## Physics Technology Update (4th Edition)

(a) See the graph. (b) $v_{av}=-2~m/s$ (c) $average~speed=2.16~m/s$
(a) See the graph. (b) $x=(-5~m/s)t+(3~m/s^{2})t^{2}$ For $t=0$: $x=(-5~m/s)0+(3~m/s^{2})0^{2}=0$ For $t=1~s$: $x=(-5~m/s)(1~s)+(3~m/s^{2})(1~s)^{2}=-5~m+3~m=-2~m$ $v_{av}=\frac{x_{1}-x_{0}}{t_{1}-t_{0}}=\frac{-2~m-0}{1~s-0}=-2~m/s$ (c) From mathematics: The equation of a parabola: $y=ax^2+bx+c$ The vertex: (h, k), where $h=-\frac{b}{2a}$ and $k=\frac{4ac-b^{2}}{4a}$ (Let $t_v$ be the time in the vertex of the parabola and $x_v$ the position in the vertex of the parabola).

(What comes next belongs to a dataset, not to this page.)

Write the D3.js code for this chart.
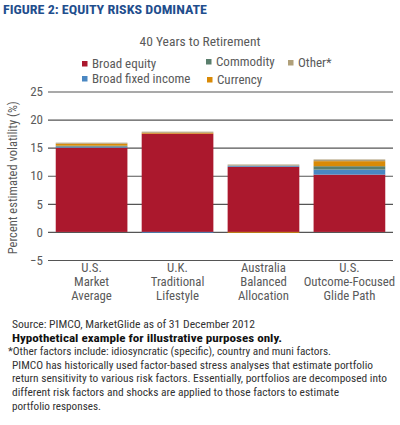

To physics: ($y~-> x,~x~->t,~h~->t_v,~k~->x_v$) The equation of a parabola : $x=at^2+bt+c=c+bt+at^2$ The vertex: ($t_v,~x_v$), where $t_v=-\frac{b}{2a}$ and $x_v=\frac{4ac-b^{2}}{4a}$ Notice that the $a$ in the parabola equation does not means acceleration. Let's find the vertex of the parabola, that is, let's find the moment ($t_v$) when the particle reaches the lowest position ($x_v$). $t_v=-\frac{b}{2a}=-\frac{-5~m/s}{2\times3~m/s^{2}}=0.83~s$. $t_v$ is between $t=0$ and $t=1~s$ $4ac-b^{2}=4(-2~m/s^{2})0-(-5~m/s)^{2}=-25~m^{2}/s^{2}$ $x_v=\frac{4ac-b^{2}}{4a}=\frac{-25~m^{2}/s^{2}}{4\times3~m/s^{2}}=-2.08~m$ The particle moves 2.08 m in the negative direction (from $t=0$ to $t=0.83~s$). Then it moves 0.08 m in the positive direction (from $t=0.83~s$ to $t=1~s$). So, the total distance traveled is equal to 2.16 m. Now, let's find the average speed: $average~speed=\frac{distance}{elapsed~time}=\frac{2.16~m}{1~s}=2.16~m/s$